» Task goal
Transcribe the records that follow. Keep every word exactly, and drop the pictures.
------ Record extracts
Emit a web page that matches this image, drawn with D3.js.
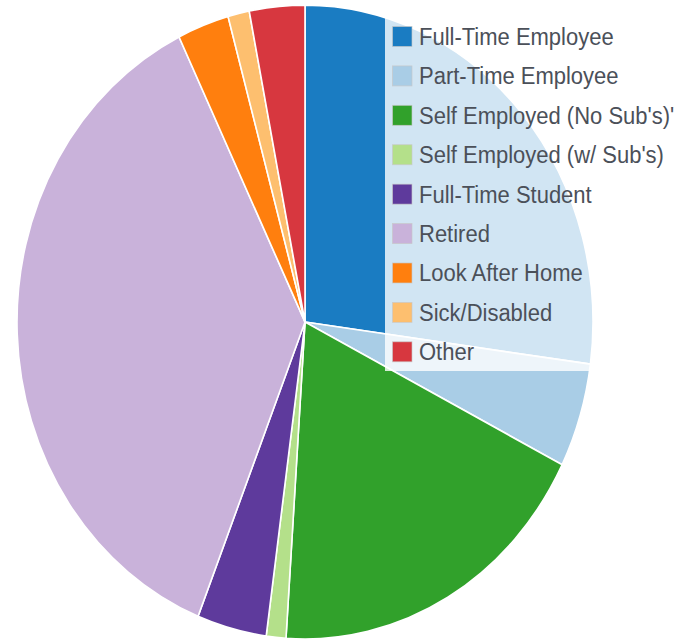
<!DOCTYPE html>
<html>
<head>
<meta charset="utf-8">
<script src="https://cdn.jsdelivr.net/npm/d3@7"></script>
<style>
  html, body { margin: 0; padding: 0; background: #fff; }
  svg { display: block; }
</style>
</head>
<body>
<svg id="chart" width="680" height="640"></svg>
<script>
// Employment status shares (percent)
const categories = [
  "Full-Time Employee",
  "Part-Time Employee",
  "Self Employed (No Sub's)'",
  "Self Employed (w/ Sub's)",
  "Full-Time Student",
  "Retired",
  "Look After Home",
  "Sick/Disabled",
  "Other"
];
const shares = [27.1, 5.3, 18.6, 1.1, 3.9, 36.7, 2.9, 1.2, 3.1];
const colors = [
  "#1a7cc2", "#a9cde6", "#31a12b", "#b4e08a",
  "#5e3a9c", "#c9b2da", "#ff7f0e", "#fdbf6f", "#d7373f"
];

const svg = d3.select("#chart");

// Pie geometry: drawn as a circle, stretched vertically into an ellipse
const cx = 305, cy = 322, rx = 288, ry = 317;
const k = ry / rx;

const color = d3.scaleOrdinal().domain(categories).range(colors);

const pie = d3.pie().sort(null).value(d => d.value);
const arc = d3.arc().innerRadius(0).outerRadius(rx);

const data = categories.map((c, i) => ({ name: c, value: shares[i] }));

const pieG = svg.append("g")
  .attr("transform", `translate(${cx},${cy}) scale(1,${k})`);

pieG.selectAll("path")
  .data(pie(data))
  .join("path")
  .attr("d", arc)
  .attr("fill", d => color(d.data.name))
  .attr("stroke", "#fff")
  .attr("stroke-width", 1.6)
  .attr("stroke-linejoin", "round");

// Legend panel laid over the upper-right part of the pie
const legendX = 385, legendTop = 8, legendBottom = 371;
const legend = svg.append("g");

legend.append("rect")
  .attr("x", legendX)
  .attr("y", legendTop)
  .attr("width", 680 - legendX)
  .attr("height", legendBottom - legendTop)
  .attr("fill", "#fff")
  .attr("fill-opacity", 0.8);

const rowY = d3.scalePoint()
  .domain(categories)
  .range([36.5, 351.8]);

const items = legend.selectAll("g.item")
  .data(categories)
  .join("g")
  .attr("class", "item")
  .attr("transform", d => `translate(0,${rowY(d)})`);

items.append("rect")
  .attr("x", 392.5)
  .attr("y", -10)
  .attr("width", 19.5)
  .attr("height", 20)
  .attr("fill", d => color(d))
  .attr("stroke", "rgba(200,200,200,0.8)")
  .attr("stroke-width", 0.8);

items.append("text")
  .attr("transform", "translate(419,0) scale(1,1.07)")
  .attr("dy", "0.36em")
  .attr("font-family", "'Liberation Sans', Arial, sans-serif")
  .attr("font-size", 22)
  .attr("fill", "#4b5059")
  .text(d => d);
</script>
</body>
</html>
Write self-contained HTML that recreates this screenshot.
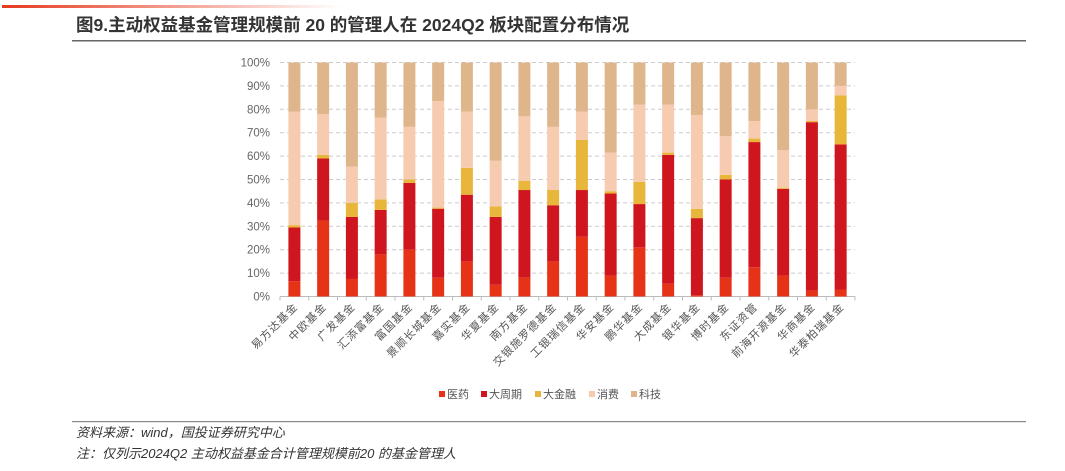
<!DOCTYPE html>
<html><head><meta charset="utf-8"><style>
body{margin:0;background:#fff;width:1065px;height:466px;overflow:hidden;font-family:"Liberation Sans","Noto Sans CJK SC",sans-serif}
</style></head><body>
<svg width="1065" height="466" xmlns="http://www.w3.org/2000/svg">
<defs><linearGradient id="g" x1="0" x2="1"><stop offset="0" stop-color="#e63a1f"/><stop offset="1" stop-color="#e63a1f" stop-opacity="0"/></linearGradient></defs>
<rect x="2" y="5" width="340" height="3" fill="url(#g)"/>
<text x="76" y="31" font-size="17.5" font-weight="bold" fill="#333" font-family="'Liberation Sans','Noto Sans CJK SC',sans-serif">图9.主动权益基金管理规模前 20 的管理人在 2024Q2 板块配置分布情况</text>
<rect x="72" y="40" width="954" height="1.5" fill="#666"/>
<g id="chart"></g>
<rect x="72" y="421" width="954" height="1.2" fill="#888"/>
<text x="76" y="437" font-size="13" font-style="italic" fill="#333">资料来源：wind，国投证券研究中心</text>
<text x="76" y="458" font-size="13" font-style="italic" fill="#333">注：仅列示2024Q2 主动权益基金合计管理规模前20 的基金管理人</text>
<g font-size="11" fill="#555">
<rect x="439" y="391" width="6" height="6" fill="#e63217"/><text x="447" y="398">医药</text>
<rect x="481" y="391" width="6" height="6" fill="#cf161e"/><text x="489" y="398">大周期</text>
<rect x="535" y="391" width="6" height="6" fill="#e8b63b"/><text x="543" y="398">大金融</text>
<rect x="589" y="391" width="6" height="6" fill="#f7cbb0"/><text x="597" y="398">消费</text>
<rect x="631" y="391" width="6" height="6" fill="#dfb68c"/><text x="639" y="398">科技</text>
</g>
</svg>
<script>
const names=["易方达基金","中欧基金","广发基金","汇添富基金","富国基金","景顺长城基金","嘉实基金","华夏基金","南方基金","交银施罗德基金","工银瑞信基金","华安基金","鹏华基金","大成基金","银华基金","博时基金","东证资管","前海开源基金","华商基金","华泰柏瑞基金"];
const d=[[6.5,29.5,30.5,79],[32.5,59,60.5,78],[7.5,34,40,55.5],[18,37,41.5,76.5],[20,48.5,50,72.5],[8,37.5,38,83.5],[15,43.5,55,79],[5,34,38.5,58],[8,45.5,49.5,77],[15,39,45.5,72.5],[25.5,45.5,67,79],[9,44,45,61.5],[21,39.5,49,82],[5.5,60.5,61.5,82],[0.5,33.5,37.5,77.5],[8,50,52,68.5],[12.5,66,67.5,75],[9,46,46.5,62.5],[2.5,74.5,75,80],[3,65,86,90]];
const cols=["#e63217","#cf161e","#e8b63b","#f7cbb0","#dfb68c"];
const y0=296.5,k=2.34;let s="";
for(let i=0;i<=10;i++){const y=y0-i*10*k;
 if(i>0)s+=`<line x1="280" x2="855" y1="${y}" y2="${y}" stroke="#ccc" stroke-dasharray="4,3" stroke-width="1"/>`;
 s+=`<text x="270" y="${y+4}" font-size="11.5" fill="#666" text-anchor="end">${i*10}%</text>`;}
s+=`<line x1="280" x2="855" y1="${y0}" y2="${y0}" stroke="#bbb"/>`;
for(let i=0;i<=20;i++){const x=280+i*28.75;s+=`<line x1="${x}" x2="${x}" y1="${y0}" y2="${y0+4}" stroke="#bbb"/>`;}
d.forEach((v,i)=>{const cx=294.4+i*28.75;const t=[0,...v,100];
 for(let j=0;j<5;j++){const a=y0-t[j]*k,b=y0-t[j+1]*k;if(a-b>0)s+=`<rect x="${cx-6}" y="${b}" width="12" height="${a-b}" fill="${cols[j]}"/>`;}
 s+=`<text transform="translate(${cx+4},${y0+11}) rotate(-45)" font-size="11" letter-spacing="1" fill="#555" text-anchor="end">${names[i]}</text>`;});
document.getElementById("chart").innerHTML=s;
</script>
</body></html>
------------
» Exercise answer
Emit a web page that matches this image, drawn with D3.js.
<!DOCTYPE html>
<html>
<head>
<meta charset="utf-8">
<script src="https://cdn.jsdelivr.net/npm/d3@7"></script>
<style>
  html, body { margin: 0; padding: 0; background: #fff; }
  svg { display: block; }
</style>
</head>
<body>
<svg id="chart" width="680" height="640"></svg>
<script>
// Employment status shares (percent)
const categories = [
  "Full-Time Employee",
  "Part-Time Employee",
  "Self Employed (No Sub's)'",
  "Self Employed (w/ Sub's)",
  "Full-Time Student",
  "Retired",
  "Look After Home",
  "Sick/Disabled",
  "Other"
];
const shares = [27.1, 5.3, 18.6, 1.1, 3.9, 36.7, 2.9, 1.2, 3.1];
const colors = [
  "#1a7cc2", "#a9cde6", "#31a12b", "#b4e08a",
  "#5e3a9c", "#c9b2da", "#ff7f0e", "#fdbf6f", "#d7373f"
];

const svg = d3.select("#chart");

// Pie geometry: drawn as a circle, stretched vertically into an ellipse
const cx = 305, cy = 322, rx = 288, ry = 317;
const k = ry / rx;

const color = d3.scaleOrdinal().domain(categories).range(colors);

const pie = d3.pie().sort(null).value(d => d.value);
const arc = d3.arc().innerRadius(0).outerRadius(rx);

const data = categories.map((c, i) => ({ name: c, value: shares[i] }));

const pieG = svg.append("g")
  .attr("transform", `translate(${cx},${cy}) scale(1,${k})`);

pieG.selectAll("path")
  .data(pie(data))
  .join("path")
  .attr("d", arc)
  .attr("fill", d => color(d.data.name))
  .attr("stroke", "#fff")
  .attr("stroke-width", 1.6)
  .attr("stroke-linejoin", "round");

// Legend panel laid over the upper-right part of the pie
const legendX = 385, legendTop = 8, legendBottom = 371;
const legend = svg.append("g");

legend.append("rect")
  .attr("x", legendX)
  .attr("y", legendTop)
  .attr("width", 680 - legendX)
  .attr("height", legendBottom - legendTop)
  .attr("fill", "#fff")
  .attr("fill-opacity", 0.8);

const rowY = d3.scalePoint()
  .domain(categories)
  .range([36.5, 351.8]);

const items = legend.selectAll("g.item")
  .data(categories)
  .join("g")
  .attr("class", "item")
  .attr("transform", d => `translate(0,${rowY(d)})`);

items.append("rect")
  .attr("x", 392.5)
  .attr("y", -10)
  .attr("width", 19.5)
  .attr("height", 20)
  .attr("fill", d => color(d))
  .attr("stroke", "rgba(200,200,200,0.8)")
  .attr("stroke-width", 0.8);

items.append("text")
  .attr("transform", "translate(419,0) scale(1,1.07)")
  .attr("dy", "0.36em")
  .attr("font-family", "'Liberation Sans', Arial, sans-serif")
  .attr("font-size", 22)
  .attr("fill", "#4b5059")
  .text(d => d);
</script>
</body>
</html>
Write self-contained HTML that recreates this screenshot.
<!DOCTYPE html>
<html><head><meta charset="utf-8"><style>
body{margin:0;background:#fff;width:1065px;height:466px;overflow:hidden;font-family:"Liberation Sans","Noto Sans CJK SC",sans-serif}
</style></head><body>
<svg width="1065" height="466" xmlns="http://www.w3.org/2000/svg">
<defs><linearGradient id="g" x1="0" x2="1"><stop offset="0" stop-color="#e63a1f"/><stop offset="1" stop-color="#e63a1f" stop-opacity="0"/></linearGradient></defs>
<rect x="2" y="5" width="340" height="3" fill="url(#g)"/>
<text x="76" y="31" font-size="17.5" font-weight="bold" fill="#333" font-family="'Liberation Sans','Noto Sans CJK SC',sans-serif">图9.主动权益基金管理规模前 20 的管理人在 2024Q2 板块配置分布情况</text>
<rect x="72" y="40" width="954" height="1.5" fill="#666"/>
<g id="chart"></g>
<rect x="72" y="421" width="954" height="1.2" fill="#888"/>
<text x="76" y="437" font-size="13" font-style="italic" fill="#333">资料来源：wind，国投证券研究中心</text>
<text x="76" y="458" font-size="13" font-style="italic" fill="#333">注：仅列示2024Q2 主动权益基金合计管理规模前20 的基金管理人</text>
<g font-size="11" fill="#555">
<rect x="439" y="391" width="6" height="6" fill="#e63217"/><text x="447" y="398">医药</text>
<rect x="481" y="391" width="6" height="6" fill="#cf161e"/><text x="489" y="398">大周期</text>
<rect x="535" y="391" width="6" height="6" fill="#e8b63b"/><text x="543" y="398">大金融</text>
<rect x="589" y="391" width="6" height="6" fill="#f7cbb0"/><text x="597" y="398">消费</text>
<rect x="631" y="391" width="6" height="6" fill="#dfb68c"/><text x="639" y="398">科技</text>
</g>
</svg>
<script>
const names=["易方达基金","中欧基金","广发基金","汇添富基金","富国基金","景顺长城基金","嘉实基金","华夏基金","南方基金","交银施罗德基金","工银瑞信基金","华安基金","鹏华基金","大成基金","银华基金","博时基金","东证资管","前海开源基金","华商基金","华泰柏瑞基金"];
const d=[[6.5,29.5,30.5,79],[32.5,59,60.5,78],[7.5,34,40,55.5],[18,37,41.5,76.5],[20,48.5,50,72.5],[8,37.5,38,83.5],[15,43.5,55,79],[5,34,38.5,58],[8,45.5,49.5,77],[15,39,45.5,72.5],[25.5,45.5,67,79],[9,44,45,61.5],[21,39.5,49,82],[5.5,60.5,61.5,82],[0.5,33.5,37.5,77.5],[8,50,52,68.5],[12.5,66,67.5,75],[9,46,46.5,62.5],[2.5,74.5,75,80],[3,65,86,90]];
const cols=["#e63217","#cf161e","#e8b63b","#f7cbb0","#dfb68c"];
const y0=296.5,k=2.34;let s="";
for(let i=0;i<=10;i++){const y=y0-i*10*k;
 if(i>0)s+=`<line x1="280" x2="855" y1="${y}" y2="${y}" stroke="#ccc" stroke-dasharray="4,3" stroke-width="1"/>`;
 s+=`<text x="270" y="${y+4}" font-size="11.5" fill="#666" text-anchor="end">${i*10}%</text>`;}
s+=`<line x1="280" x2="855" y1="${y0}" y2="${y0}" stroke="#bbb"/>`;
for(let i=0;i<=20;i++){const x=280+i*28.75;s+=`<line x1="${x}" x2="${x}" y1="${y0}" y2="${y0+4}" stroke="#bbb"/>`;}
d.forEach((v,i)=>{const cx=294.4+i*28.75;const t=[0,...v,100];
 for(let j=0;j<5;j++){const a=y0-t[j]*k,b=y0-t[j+1]*k;if(a-b>0)s+=`<rect x="${cx-6}" y="${b}" width="12" height="${a-b}" fill="${cols[j]}"/>`;}
 s+=`<text transform="translate(${cx+4},${y0+11}) rotate(-45)" font-size="11" letter-spacing="1" fill="#555" text-anchor="end">${names[i]}</text>`;});
document.getElementById("chart").innerHTML=s;
</script>
</body></html>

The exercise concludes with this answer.